- Born: Bryson Macrae Graham 12 September 1952
- Died: 6 December 1993 (aged 41)
- Instrument: Drums
- Formerly of: Spooky Tooth, Girl

= Bryson Graham =

English musical artist (1952–1993)

Bryson Macrae Graham (12 September 1952 – 6 December 1993) was an English rock drummer, most notable as a member of Mainhorse, Spooky Tooth and Girl, and as a session musician.

==Life and career==
Bryson Macrae Graham was born to parents Joe Graham and Doreen Graham (née Bywaters), on 12 September 1952. He had an older brother named Raymond.

Bryson Graham commenced his professional recording career, at the age of seventeen as a member of Mainhorse Airline, with David Kubinec, Patrick Moraz, and Jean Ristori (late summer 1969 to 1970).

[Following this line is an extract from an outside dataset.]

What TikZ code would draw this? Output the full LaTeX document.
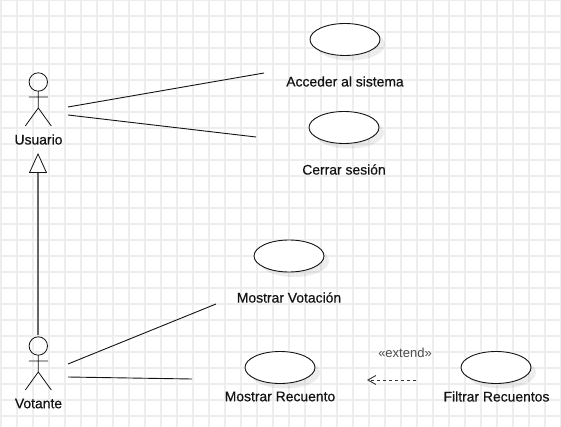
\documentclass[tikz,border=0pt]{standalone}
\usepackage{fontspec}
\setmainfont{Liberation Sans}
\newfontfamily\lblfont{Liberation Sans}[FakeBold=0.5]
\usetikzlibrary{arrows.meta,shadows,shapes.geometric}
\definecolor{gridc}{RGB}{238,238,238}
\definecolor{inkc}{RGB}{20,20,20}
\tikzset{
  x=1pt,y=-1pt,
  usecase/.style={ellipse,draw=inkc,fill=white,line width=0.9pt,minimum width=70pt,minimum height=32pt,inner sep=0pt,
    drop shadow={shadow xshift=5pt,shadow yshift=-5pt,fill=black,opacity=0.07}},
  lbl/.style={font=\lblfont\fontsize{13.9}{15}\selectfont,text=inkc,inner sep=0pt,anchor=center},
  smalllbl/.style={font=\fontsize{13}{15}\selectfont,text=black!70,inner sep=0pt,anchor=center},
  assoc/.style={draw=inkc,line width=0.9pt},
  actorline/.style={draw=inkc,line width=0.8pt},
  gen/.style={draw=black!60,line width=1.3pt,-{Triangle[color=inkc,fill=white,length=20pt,width=18pt,line width=0.8pt]}},
  ext/.style={draw=inkc!85,line width=1pt,dash pattern=on 3pt off 3pt,-{Straight Barb[length=8pt,width=9pt,line width=0.9pt]}},
}
\newcommand{\stickfig}[3]{%
  \draw[actorline] (#1,#2-9) circle[radius=9.2];
  \draw[actorline] (#1,#2) -- (#1,#2+17) (#1-9.5,#2+6) -- (#1+9.5,#2+6)
    (#1-13,#2+35) -- (#1,#2+17) -- (#1+13,#2+35);
  \coordinate (#3) at (#1,#2);
}
\begin{document}
\begin{tikzpicture}
\useasboundingbox (0,0) rectangle (561,427);
\fill[white] (0,0) rectangle (561,427);
\foreach \gx in {1,17,...,561} \draw[gridc,line width=1.25pt] (\gx,0) -- (\gx,427);
\foreach \gy in {0,16,...,427} \draw[gridc,line width=1.25pt] (0,\gy) -- (561,\gy);

\node[usecase] (uc1) at (345,39.5) {};
\node[usecase] (uc2) at (344,127.5) {};
\node[usecase] (uc3) at (289,256) {};
\node[usecase] (uc4) at (280,367.5) {};
\node[usecase] (uc5) at (496,367.5) {};

\node[lbl] (t1) at (345,81.5) {Acceder al sistema};
\node[lbl] (t2) at (344,169.5) {Cerrar sesión};
\node[lbl] (t3) at (289,297.5) {Mostrar Votación};
\node[lbl] (t4) at (280,396.5) {Mostrar Recuento};
\node[lbl] (t5) at (496.5,396.5) {Filtrar Recuentos};
\node[lbl] (au) at (38.5,139.5) {Usuario};
\node[lbl] (av) at (38.5,403.5) {Votante};
\node[smalllbl] (te) at (405,353) {«extend»};

\stickfig{38.3}{91}{actU}
\stickfig{38.3}{355}{actV}

\coordinate (uA) at (68,107);
\coordinate (uB) at (68,115);
\coordinate (vA) at (68,364);
\coordinate (vB) at (68,377);
\coordinate (e1) at (264,73);
\coordinate (e2) at (256,137);
\coordinate (e3) at (216,304);
\coordinate (e4) at (192,379);
\coordinate (gs) at (38,335);
\coordinate (ge) at (38,153);
\coordinate (xs) at (416,380);
\coordinate (xe) at (367,380);

\draw[assoc] (uA) -- (e1);
\draw[assoc] (uB) -- (e2);
\draw[assoc] (vA) -- (e3);
\draw[assoc] (vB) -- (e4);
\draw[gen] (gs) -- (ge);
\draw[ext] (xs) -- (xe);
\end{tikzpicture}
\end{document}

Kubinec left, and guitarist Auguste De Antoni was replaced by Peter Lockett; the band's name being shortened to Mainhorse (1970 to mid-1971) who released one album under this name. He also played with Gary Wright and Wonderwheel, including George Harrison as a special guest member, on The Dick Cavett Show. Graham later played with Alvin Lee and Ten Years After.

Graham was a member of Spooky Tooth and appeared on two of their albums: You Broke My Heart So I Busted Your Jaw (1973), and The Mirror (1974).

He later played for the glam rock band Girl. He played on Wasted Youth (1982) and on Live at the Exposition Hall, Osaka, Japan (2001; originally recorded 1982).

In 1983, he recorded an album with Zahara, a group with several notable members including Reebop Kwaku Baah (percussion), Paul Delph (keyboards), and Rosko Gee (bass).

He was later a prolific session musician and worked with Gary Wright, co-writing the score for the film Benjamin. He took part in the punk and new wave scenes, playing with Ian North in Neo and recording the album Neo. He briefly replaced JJ Johnson in the Electric Chairs when JJ refuse to fly to the United States. He also played on three albums by ex-Traffic drummer Jim Capaldi, and Money and the Magic (1990) to support ex-Girl band member Gerry Laffy's solo career. Graham also worked with Dave Stewart and Barbara Gaskin, plus Richard Dobson on In Texas Last December (1976), and with Rabbit Bundrick on Dark Saloon (1974).

Graham died in December 1993 at the age of 41.